A review of the current understanding of intuitive decision-making in sports focuses on how intuition develops in dynamic sports. Emphasizing the fact that despite much extensive research, the result of intuitive decision-making remains controversial and not fully understood. They imply that some believe that intuition develops unconsciously, without any form of deliberate thought, while various other individuals stress the role of deliberate cognitive processes in the formation of intuition in the mind. This debate extends to fields like sports psychology. There are contrasting views on how intuitive decision-making can be cultivated in sports, exploring the dual-process theory, which asserts that both systematic (deliberative) and heuristic (intuitive) processes contribute to intuitive decision-making. A key aspect of this question is the kind of role that deliberative processes have on the development of intuition. In cognitive psychology, there is a recognition that intuition is not purely automatic or unconscious. It is suggested that it may occur from deliberative thinking that over time becomes internalized through experience and practice. This uses conscious effort initially, which, later, becomes automatic as patterns are identified and understood. However, the relationship between deliberation (thoughtful analysis) and intuition (gut feelings) is still widely debated.
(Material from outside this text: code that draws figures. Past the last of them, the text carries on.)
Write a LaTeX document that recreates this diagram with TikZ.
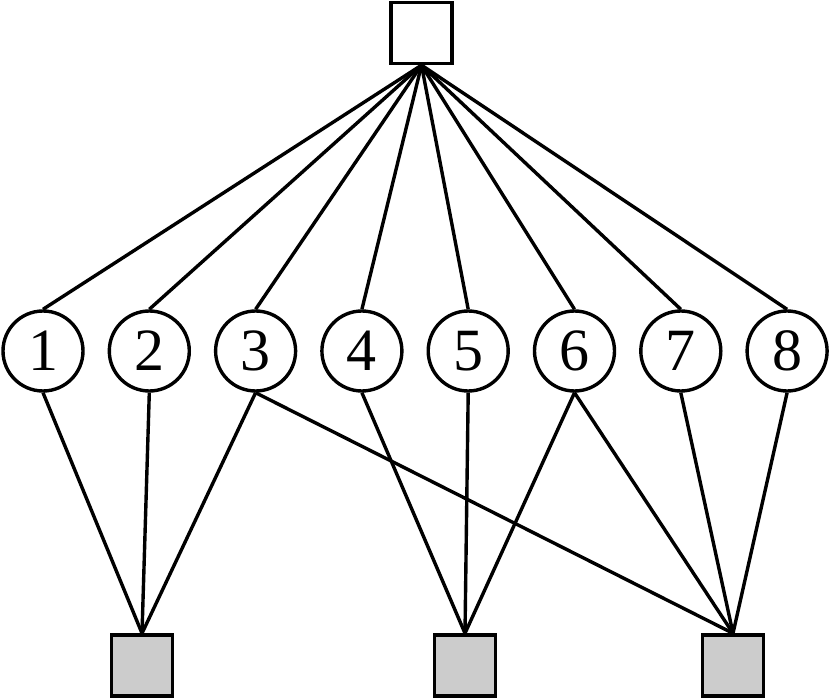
\documentclass[tikz,border=0pt]{standalone}
\usepackage{fontspec}
\setmainfont{Liberation Serif}
\begin{document}
\begin{tikzpicture}[x=1pt,y=-1pt,line width=3.4pt,
  cnode/.style={circle,draw,inner sep=0pt,minimum size=80pt,font=\fontsize{60}{60}\selectfont},
  topbox/.style={rectangle,draw,fill=white,minimum size=61pt},
  botbox/.style={rectangle,draw,fill=black!20,minimum size=61pt}]
\useasboundingbox (0,0) rectangle (832,700);
\node[topbox] (T) at (421.5,33) {};
\foreach \i/\x in {1/43,2/149.3,3/255.6,4/361.9,5/468.2,6/574.5,7/680.8,8/787.1}{
  \node[cnode] (c\i) at (\x,351) {\i};
}
\node[botbox] (b1) at (142,665.5) {};
\node[botbox] (b2) at (465,665.5) {};
\node[botbox] (b3) at (733,665.5) {};
\foreach \i in {1,...,8}{ \draw (T.south) -- (c\i.north); }
\foreach \i/\b in {1/b1,2/b1,3/b1,3/b3,4/b2,5/b2,6/b2,6/b3,7/b3,8/b3}{
  \draw (c\i.south) -- (\b.north);
}
\end{tikzpicture}
\end{document}
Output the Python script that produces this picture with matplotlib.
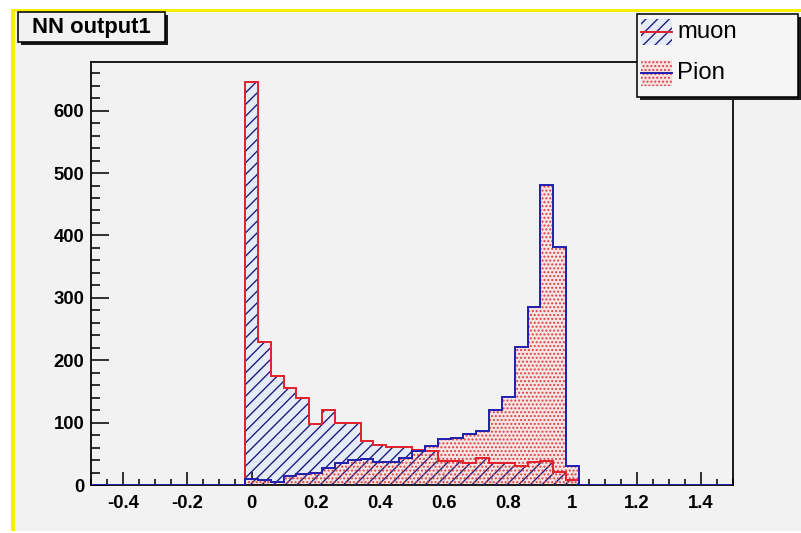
import numpy as np
import matplotlib.pyplot as plt
from matplotlib.patches import Rectangle
from matplotlib.lines import Line2D

plt.rcParams['font.family'] = ['Liberation Sans', 'DejaVu Sans']
plt.rcParams['hatch.linewidth'] = 0.7

# --- histogram data: 50 bins of 0.04 from -0.5 to 1.5 ---
x_lo, x_hi, n_bins = -0.5, 1.5, 50
muon = [0, 0, 0, 0, 0, 0, 0, 0, 0, 0, 0, 0,
        646, 230, 174, 155, 139, 98, 120, 99, 99, 71, 64, 61, 61,
        56, 55, 39, 38, 36, 43, 35, 35, 30, 37, 38, 21, 8,
        0, 0, 0, 0, 0, 0, 0, 0, 0, 0, 0, 0]
pion = [0, 0, 0, 0, 0, 0, 0, 0, 0, 0, 0, 0,
        10, 8, 5, 15, 17, 20, 27, 36, 40, 42, 37, 37, 44,
        55, 62, 74, 76, 82, 86, 120, 141, 221, 286, 481, 381, 30,
        0, 0, 0, 0, 0, 0, 0, 0, 0, 0, 0, 0]

x_ticks = [-0.4, -0.2, 0, 0.2, 0.4, 0.6, 0.8, 1.0, 1.2, 1.4]
x_tick_labels = ['-0.4', '-0.2', '0', '0.2', '0.4', '0.6', '0.8', '1', '1.2', '1.4']
y_ticks = [0, 100, 200, 300, 400, 500, 600]
y_max = 678

title = "NN output1"
labels = ["muon", "Pion"]

edges = np.linspace(x_lo, x_hi, n_bins + 1)

# colours
canvas_col = '#f2f2f2'
red = '#e3202b'
blue = '#1f1fae'
hatch_blue = '#1a1a80'
dot_red = '#d84040'
pion_tint = '#f8e2e2'
muon_tint = '#e6ecf7'

W, H, DPI = 801, 533, 140
fig = plt.figure(figsize=(W / DPI, H / DPI), dpi=DPI)
fig.patch.set_facecolor('white')


def box(x0, y0, x1, y1, **kw):
    # rectangle in pixel coords measured from the top-left corner
    return Rectangle((x0 / W, 1 - y1 / H), (x1 - x0) / W, (y1 - y0) / H,
                     transform=fig.transFigure, **kw)


# canvas background with yellow top/left edge
fig.add_artist(box(11, 9, W, 531, facecolor=canvas_col, edgecolor='none', zorder=-3))
fig.add_artist(box(11, 9, W, 12, facecolor='#f4f000', edgecolor='none', zorder=-2))
fig.add_artist(box(11, 9, 15, 531, facecolor='#f4f000', edgecolor='none', zorder=-2))

ax = fig.add_axes([91 / W, 1 - 485 / H, (733 - 91) / W, (485 - 62) / H])
ax.set_facecolor(canvas_col)

# fills
ax.stairs(muon, edges, fill=True, facecolor=muon_tint, edgecolor='none', zorder=1)
ax.stairs(pion, edges, fill=True, facecolor=pion_tint, edgecolor='none', alpha=0.85, zorder=2)
# patterns
ax.stairs(muon, edges, fill=True, facecolor='none', edgecolor=hatch_blue,
          hatch='////', linewidth=0, zorder=3)
ax.stairs(pion, edges, fill=True, facecolor='none', edgecolor=dot_red,
          hatch='......', linewidth=0, zorder=4)
# outlines
ax.stairs(muon, edges, color=red, linewidth=1.0, zorder=5)
ax.stairs(pion, edges, color=blue, linewidth=1.0, zorder=6)

ax.set_xlim(x_lo, x_hi)
ax.set_ylim(0, y_max)
ax.set_xticks(x_ticks)
ax.set_xticklabels(x_tick_labels)
ax.set_xticks(np.arange(-0.5, 1.5001, 0.05), minor=True)
ax.set_yticks(y_ticks)
ax.set_yticks(np.arange(0, y_max, 20), minor=True)

for s in ax.spines.values():
    s.set_linewidth(0.9)
    s.set_color('black')

ax.tick_params(axis='x', which='major', direction='in', length=6.5, width=0.8,
               pad=5, labelsize=9.5)
ax.tick_params(axis='x', which='minor', direction='in', length=3.2, width=0.8)
ax.tick_params(axis='y', which='major', direction='in', length=9.3, width=0.8,
               pad=3.5, labelsize=9.5)
ax.tick_params(axis='y', which='minor', direction='in', length=4.6, width=0.8)
for lab in ax.get_xticklabels() + ax.get_yticklabels():
    lab.set_fontweight('bold')

# title box with shadow
fig.add_artist(box(21, 15, 168, 45, facecolor='#1a1a1a', edgecolor='none', zorder=4))
fig.add_artist(box(18, 12, 165, 42, facecolor=canvas_col, edgecolor='black',
                   linewidth=0.8, zorder=5))
fig.text(91.5 / W, 1 - 27.5 / H, title, ha='center', va='center',
         fontsize=11.3, fontweight='bold', zorder=6)

# legend box with shadow
fig.add_artist(box(640, 17, 801, 100, facecolor='#1a1a1a', edgecolor='none', zorder=4))
fig.add_artist(box(637, 14, 798, 97, facecolor='#f5f5f5', edgecolor='black',
                   linewidth=0.8, zorder=5))
# muon entry
fig.add_artist(box(641, 19, 672, 45, facecolor=muon_tint, edgecolor=hatch_blue,
                   hatch='////', linewidth=0, zorder=6))
fig.add_artist(Line2D([641 / W, 672 / W], [1 - 32 / H, 1 - 32 / H], color=red,
                      linewidth=1.0, transform=fig.transFigure, zorder=7))
# pion entry
fig.add_artist(box(641, 60, 672, 86, facecolor=pion_tint, edgecolor=dot_red,
                   hatch='......', linewidth=0, zorder=6))
fig.add_artist(Line2D([641 / W, 672 / W], [1 - 73 / H, 1 - 73 / H], color=blue,
                      linewidth=1.0, transform=fig.transFigure, zorder=7))
fig.text(677 / W, 1 - 32 / H, labels[0], ha='left', va='center', fontsize=12.3, zorder=8)
fig.text(677 / W, 1 - 73 / H, labels[1], ha='left', va='center', fontsize=12.3, zorder=8)

fig.savefig('out.png', dpi=DPI)
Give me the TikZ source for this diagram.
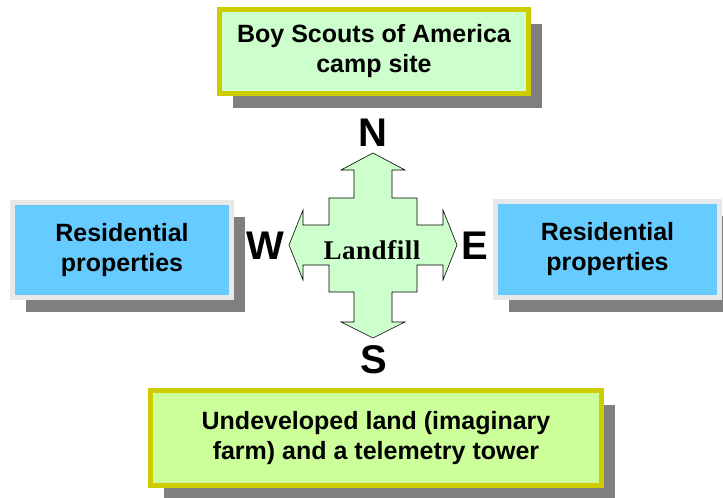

==Prevalence of intuitive judgment and measurement of use==
Although people use intuitive and deliberative decision-making modes interchangeably, individuals value the decisions they make more when they are allowed to make them using their preferred style. This specific kind of regulatory fit is referred to as decisional fit. The emotions people experience after a decision is made tend to be more pleasant when the preferred style is used, regardless of the decision outcome. Some studies suggest that the mood with which the subject enters the decision-making process can also affect the style they choose to employ: sad people tend to be more deliberative, while people in a happy mood rely more on intuition.

The Preference for Intuition and Deliberation Scale developed by Coralie Bestch in 2004 measures propensity toward intuitiveness. The scale defines preference for intuition as tendency to use affect ("gut-feel") as a basis for decision-making instead of cognition. The Myers-Briggs Type Indicator is also sometimes used.
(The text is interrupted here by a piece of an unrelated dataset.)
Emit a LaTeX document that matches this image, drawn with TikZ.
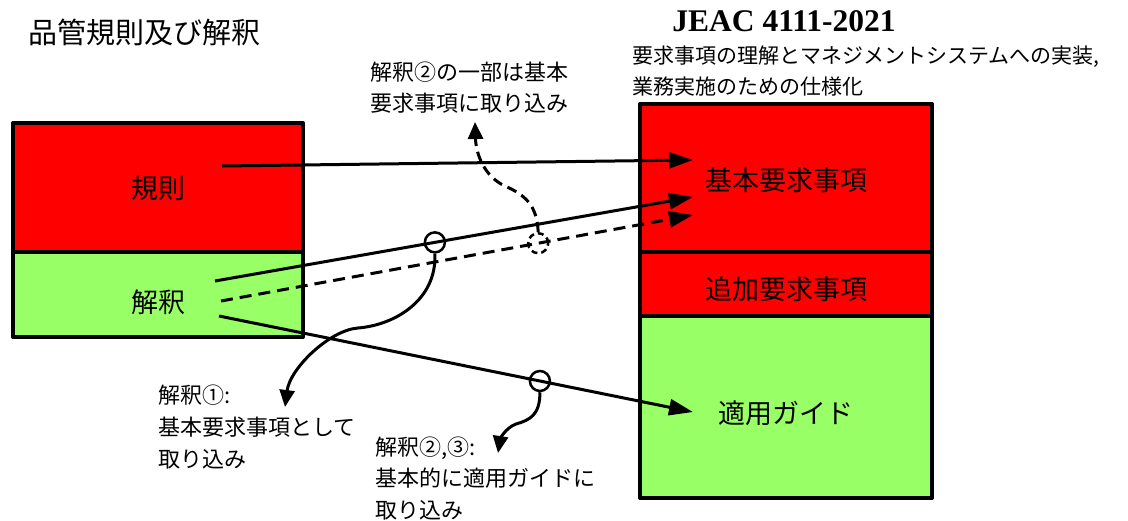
\documentclass[tikz,border=0pt]{standalone}
\usepackage{fontspec}
\setmainfont{Noto Sans CJK JP}
\newfontfamily\jeacfont{Liberation Serif}
\usetikzlibrary{arrows.meta}
\definecolor{rulered}{HTML}{FF0000}
\definecolor{guidegreen}{HTML}{99FF66}
\tikzset{
  box/.style={draw=black, line width=4pt, line join=round, inner sep=0pt, rectangle},
  boxlabel/.style={inner sep=0pt, font=\fontsize{27}{32}\selectfont},
  note/.style={anchor=base west, align=left, inner sep=0pt, font=\fontsize{22}{32}\selectfont},
  link/.style={line width=3pt, -{Triangle[length=24pt,width=16pt]}},
  dashlink/.style={link, dash pattern=on 12pt off 7pt},
  curl/.style={line width=3pt, -{Triangle[length=17pt,width=15pt]}},
  mark circle/.style={circle, draw=black, line width=2.5pt, minimum size=20pt, inner sep=0pt},
}
\begin{document}
\begin{tikzpicture}[x=1pt,y=-1pt]
\useasboundingbox (0,0) rectangle (1128,520);

% titles
\node[anchor=west, inner sep=0pt, font=\fontsize{29}{34}\selectfont] (title) at (28,32) {品管規則及び解釈};
\node[inner sep=0pt, font=\jeacfont\bfseries\fontsize{31.5}{36}\selectfont] (jeac) at (784,21) {JEAC 4111-2021};
\node[anchor=base west, align=left, inner sep=0pt, font=\fontsize{21}{31}\selectfont] (desc) at (632,94)
  {要求事項の理解とマネジメントシステムへの実装,\\業務実施のための仕様化};

% left stack
\node[box, fill=rulered, minimum width=290pt, minimum height=129pt] (rule) at (158,187.5) {};
\node[box, fill=guidegreen, minimum width=290pt, minimum height=85pt] (interp) at (158,294.5) {};
\node[boxlabel] (ruleT) at (158,188) {規則};
\node[boxlabel] (interpT) at (158,302) {解釈};

% right stack
\node[box, fill=rulered, minimum width=292pt, minimum height=148pt] (basic) at (786,178) {};
\node[box, fill=rulered, minimum width=292pt, minimum height=64pt] (addl) at (786,284) {};
\node[box, fill=guidegreen, minimum width=292pt, minimum height=182pt] (guide) at (786,407) {};
\node[boxlabel] (basicT) at (786,180) {基本要求事項};
\node[boxlabel] (addlT) at (786,289) {追加要求事項};
\node[boxlabel] (guideT) at (786,413) {適用ガイド};

% connector ends
\coordinate (s1) at (222,166);
\coordinate (e1) at (693,160);
\coordinate (s2) at (215,281);
\coordinate (e2) at (693,197);
\coordinate (s3) at (221,301);
\coordinate (e3) at (693,215);
\coordinate (s4) at (219,316);
\coordinate (e4) at (693,412);

\draw[link] (s1) -- (e1);
\draw[link] (s2) -- node[mark circle, pos=0.46] (c1) {} (e2);
\draw[dashlink] (s3) -- node[mark circle, pos=0.672, dash pattern=on 6pt off 4pt] (c2) {} (e3);
\draw[link] (s4) -- node[mark circle, pos=0.677] (c3) {} (e4);

% notes (base anchor = baseline of last line)
\node[note] (n1) at (158,467) {解釈①:\\基本要求事項として\\取り込み};
\node[note, font=\fontsize{22}{31.5}\selectfont] (n2) at (375,518) {解釈②,③:\\基本的に適用ガイドに\\取り込み};
\node[note, font=\fontsize{22}{31}\selectfont] (n3) at (370,111) {解釈②の一部は基本\\要求事項に取り込み};

\coordinate (t1) at (285,407);
\coordinate (t2) at (498,453);
\coordinate (t3) at (475,122);

\draw[curl] (c1.south) .. controls (437,300) and (395,325) .. (358,328)
  .. controls (330,330) and (290,368) .. (t1);
\draw[curl] (c3.south) .. controls (540,415) and (530,420) .. (516,424)
  .. controls (505,428) and (500,440) .. (t2);
\draw[curl, dash pattern=on 10pt off 6pt] (c2.north) .. controls (537,205) and (525,195) .. (505,186)
  .. controls (485,177) and (476,155) .. (t3);
\end{tikzpicture}
\end{document}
==Intuitive decision-making in specific environments==

===Management and decision-making===
Researchers have also explored the efficacy of intuitive judgments and the debate on the function of intuition versus analysis in decisions that require specific expertise, as in management of organizations. In this context, intuition is interpreted as an "unconscious expertise" rather than a traditionally purely heuristic response. Research suggests that this kind of intuition is based on a "broad constellation of past experiences, knowledge, skills, perceptions and feelings." The efficacy of intuitive decision-making in the management environment is largely dependent on the decision context and decision maker's expertise.
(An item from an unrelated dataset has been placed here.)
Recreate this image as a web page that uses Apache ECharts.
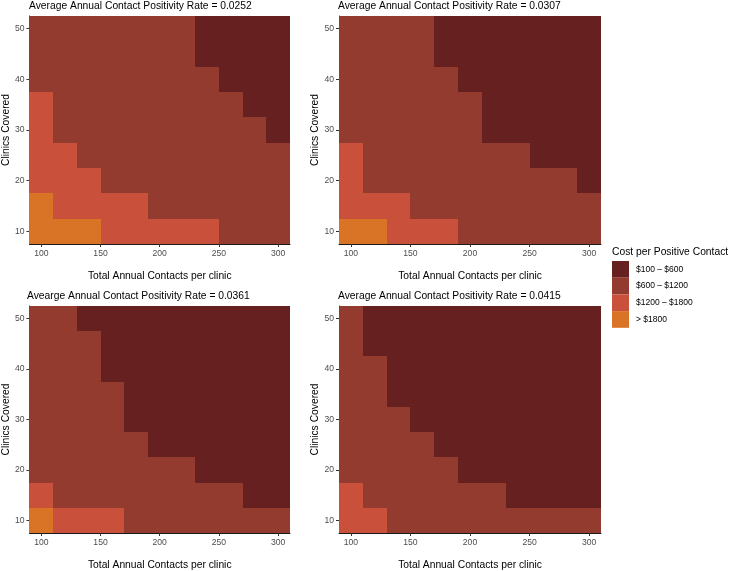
<!DOCTYPE html>
<html><head><meta charset="utf-8">
<script src="https://cdn.jsdelivr.net/npm/echarts@6/dist/echarts.min.js"></script>
<style>html,body{margin:0;padding:0;background:#fff}#c{width:729px;height:571px}</style>
</head><body><div id="c"></div>
<script>
// ---- data ----
const xValues = [100,120,140,160,180,200,220,240,260,280,300];
const yValues = [10,15,20,25,30,35,40,45,50];
const xTicks = [100,150,200,250,300];
const yTicks = [10,20,30,40,50];
const panelTitles = [
  'Average Annual Contact Positivity Rate = 0.0252',
  'Average Annual Contact Positivity Rate = 0.0307',
  'Avearge Annual Contact Positivity Rate = 0.0361',
  'Average Annual Contact Positivity Rate = 0.0415'
];
const costLabels = ['$100 \u2013 $600','$600 \u2013 $1200','$1200 \u2013 $1800','> $1800'];
// category index per cell: 0=$100-$600, 1=$600-$1200, 2=$1200-$1800, 3=>$1800
// rows: y = 10,15,...,50 ; columns: x = 100,120,...,300
const rate0252 = [
  [3,3,3,2,2,2,2,2,1,1,1],
  [3,2,2,2,2,1,1,1,1,1,1],
  [2,2,2,1,1,1,1,1,1,1,1],
  [2,2,1,1,1,1,1,1,1,1,1],
  [2,1,1,1,1,1,1,1,1,1,0],
  [2,1,1,1,1,1,1,1,1,0,0],
  [1,1,1,1,1,1,1,1,0,0,0],
  [1,1,1,1,1,1,1,0,0,0,0],
  [1,1,1,1,1,1,1,0,0,0,0]
];
const rate0307 = [
  [3,3,2,2,2,1,1,1,1,1,1],
  [2,2,2,1,1,1,1,1,1,1,1],
  [2,1,1,1,1,1,1,1,1,1,0],
  [2,1,1,1,1,1,1,1,0,0,0],
  [1,1,1,1,1,1,0,0,0,0,0],
  [1,1,1,1,1,1,0,0,0,0,0],
  [1,1,1,1,1,0,0,0,0,0,0],
  [1,1,1,1,0,0,0,0,0,0,0],
  [1,1,1,1,0,0,0,0,0,0,0]
];
const rate0361 = [
  [3,2,2,2,1,1,1,1,1,1,1],
  [2,1,1,1,1,1,1,1,1,0,0],
  [1,1,1,1,1,1,1,0,0,0,0],
  [1,1,1,1,1,0,0,0,0,0,0],
  [1,1,1,1,0,0,0,0,0,0,0],
  [1,1,1,1,0,0,0,0,0,0,0],
  [1,1,1,0,0,0,0,0,0,0,0],
  [1,1,1,0,0,0,0,0,0,0,0],
  [1,1,0,0,0,0,0,0,0,0,0]
];
const rate0415 = [
  [2,2,1,1,1,1,1,1,1,1,1],
  [2,1,1,1,1,1,1,0,0,0,0],
  [1,1,1,1,1,0,0,0,0,0,0],
  [1,1,1,1,0,0,0,0,0,0,0],
  [1,1,1,0,0,0,0,0,0,0,0],
  [1,1,0,0,0,0,0,0,0,0,0],
  [1,1,0,0,0,0,0,0,0,0,0],
  [1,0,0,0,0,0,0,0,0,0,0],
  [1,0,0,0,0,0,0,0,0,0,0]
];
const panels = [rate0252, rate0307, rate0361, rate0415];

// ---- style ----
const costColors = ['#66201F','#943B2F','#C9503A','#D97326'];
const FONT = '"Liberation Sans", Arial, Helvetica, sans-serif';
const gridPos = [
  {left:28, top:16, width:262, height:228},
  {left:339, top:16, width:262, height:228},
  {left:28, top:306, width:262, height:228},
  {left:339, top:306, width:262, height:228}
];
const titlePos = [{left:29,top:1.5},{left:338,top:1.5},{left:27,top:291.5},{left:338,top:291.5}];

const xStep = xValues[1]-xValues[0];
const yStep = yValues[1]-yValues[0];

function buildData(mat){
  const out = [];
  mat.forEach((row,j)=>row.forEach((c,i)=>out.push([xValues[i], yValues[j], c])));
  return out;
}
function renderItem(params, api){
  const x = api.value(0), y = api.value(1);
  const p1 = api.coord([x - xStep/2, y + yStep/2]);
  const p2 = api.coord([x + xStep/2, y - yStep/2]);
  const x1 = Math.round(p1[0]), y1 = Math.round(p1[1]);
  const x2 = Math.round(p2[0]), y2 = Math.round(p2[1]);
  return {type:'rect', shape:{x:x1,y:y1,width:x2-x1,height:y2-y1},
          style:{fill: api.visual('color')}};
}

const axisCommon = {
  axisLine:{show:true, onZero:false, lineStyle:{color:'#1a1a1a', width:1}},
  axisTick:{show:true, length:3, lineStyle:{color:'#333'}},
  splitLine:{show:false},
  nameLocation:'middle',
  nameTextStyle:{fontFamily:FONT, fontSize:10.3, color:'#000'}
};

const option = {
  backgroundColor:'#fff',
  animation:false,
  title: panelTitles.map((t,k)=>({text:t, left:titlePos[k].left, top:titlePos[k].top, padding:0,
      textStyle:{fontFamily:FONT, fontSize:10.3, fontWeight:'normal', color:'#000'}})).concat([
      {text:'Cost per Positive Contact', left:612, top:247.5, padding:0,
       textStyle:{fontFamily:FONT, fontSize:10.3, fontWeight:'normal', color:'#000'}}]),
  grid: gridPos.map(g=>Object.assign({containLabel:false}, g)),
  xAxis: gridPos.map((g,k)=>Object.assign({}, axisCommon, {
    type:'value', gridIndex:k, min:xValues[0]-xStep/2, max:xValues[xValues.length-1]+xStep/2,
    name:'Total Annual Contacts per clinic', nameGap:27,
    axisTick:Object.assign({}, axisCommon.axisTick, {customValues:xTicks}),
    axisLabel:{customValues:xTicks, margin:5, fontFamily:FONT, fontSize:8.6, color:'#4d4d4d'}
  })),
  yAxis: gridPos.map((g,k)=>Object.assign({}, axisCommon, {
    type:'value', gridIndex:k, min:yValues[0]-yStep/2, max:yValues[yValues.length-1]+yStep/2,
    name:'Clinics Covered', nameGap:17,
    axisTick:Object.assign({}, axisCommon.axisTick, {customValues:yTicks}),
    axisLabel:{customValues:yTicks, margin:5, fontFamily:FONT, fontSize:8.6, color:'#4d4d4d'}
  })),
  visualMap: {
    type:'piecewise', dimension:2, seriesIndex:[0,1,2,3],
    orient:'vertical', inverse:true, align:'left', padding:0,
    left:612, top:261, itemWidth:17, itemHeight:16.7, itemGap:0, itemSymbol:'rect',
    textGap:7, selectedMode:false, hoverLink:false,
    textStyle:{fontFamily:FONT, fontSize:8.5, color:'#000'},
    pieces: costLabels.map((l,k)=>({value:k, label:l, color:costColors[k]}))
  },
  series: panels.map((m,k)=>({
    type:'custom', xAxisIndex:k, yAxisIndex:k, renderItem:renderItem,
    encode:{x:0, y:1}, data:buildData(m), silent:true
  }))
};
const chart = echarts.init(document.getElementById('c'), null, {renderer:'canvas'});
chart.setOption(option);
</script></body></html>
The expertise-based intuition increases over time when the employee gets more experience regarding the organization worked for and by gathering domain-specific knowledge. In this context the so-called intuition is not just series of random guesses, but rather a process of combining expertise and know-how with the employee's instincts. Intuitions can, however be difficult to prove to be right in terms of decision-making. It is in most situations likely, that decisions based on intuition are harder to justify than those that are based in rational analysis. Especially in the context of business and organizational decision-making, one should be able to justify their decisions, thus making them purely intuitively is often not possible. It is debated upon whether intuition is accurate, but evidence has been shown that under aforementioned conditions it can. The organizations should not base their decisions on just intuitive or rational analysis. The effective organizations need both rational and intuitive decision-making processes and combination of those. When it comes to the decision maker him/herself, mainly two factors affect the effectiveness of intuitive decision-making. These factors have been found to be the amount of expertise the person has and the individuals processing style.

===Finance===
A study of traders from the four largest investment banks in London looked at the role that emotion and expert intuition play in financial trading decisions. This study reported on the differences between how higher and lower performing traders incorporate intuition in their decision strategy, and attributed the success of some higher performing traders to their great disposition to reflect critically about their intuitions. This propensity to think critically about intuition and the source of those hunches served as a distinguishing factor between the higher and lower performing traders included in the study. While successful traders were more open to this critical introspection, lower performing traders were reported to rely on their feelings alone rather than further explore the affective influences for their decisions. Reflection on the origin of feelings by expert traders may be particularly salient given affect-as-information model, which holds that the impact of emotions on behavior is reduced or even disappears when the relevance of those emotions is explicitly called into question. It has been noted in a research, that intuition is used as a method of decision-making in the banking industry. Record shows that intuition is used in combination with pre-existing solution models and previous experiences. Participants of the research also reported to analyse their intuitive decisions afterwards and possibly altering them.

===High-risk situations===
Traditional literature attributes the role of judgment processes in risk perception and decision-making to cognition rather than emotion. However, more recent studies suggest a link between emotion and cognition as it relates to decision-making in high-risk environments. Studies of decision-making in high-risk environments suggest that individuals who self-identify as intuitive decision-makers tend to make faster decisions that imply greater deviation from risk neutrality than those who prefer the deliberative style. For example, risk-averse intuitive decision-makers will choose to not participate in a dangerous event more quickly than deliberative decision-makers, but will choose not to participate in more instances than their deliberative counterparts.

=== Strategic decisions ===
Strategic decisions are usually made by the top management in the organizations. Usually strategic decisions also effect on the future of the organization. Rationality has been the guideline and also justified way to make decisions because they are based on facts. Intuition in strategic decision making is less examined and for example can be depending on a case be described as managers know-how, expertise or just a gut feeling, hunch.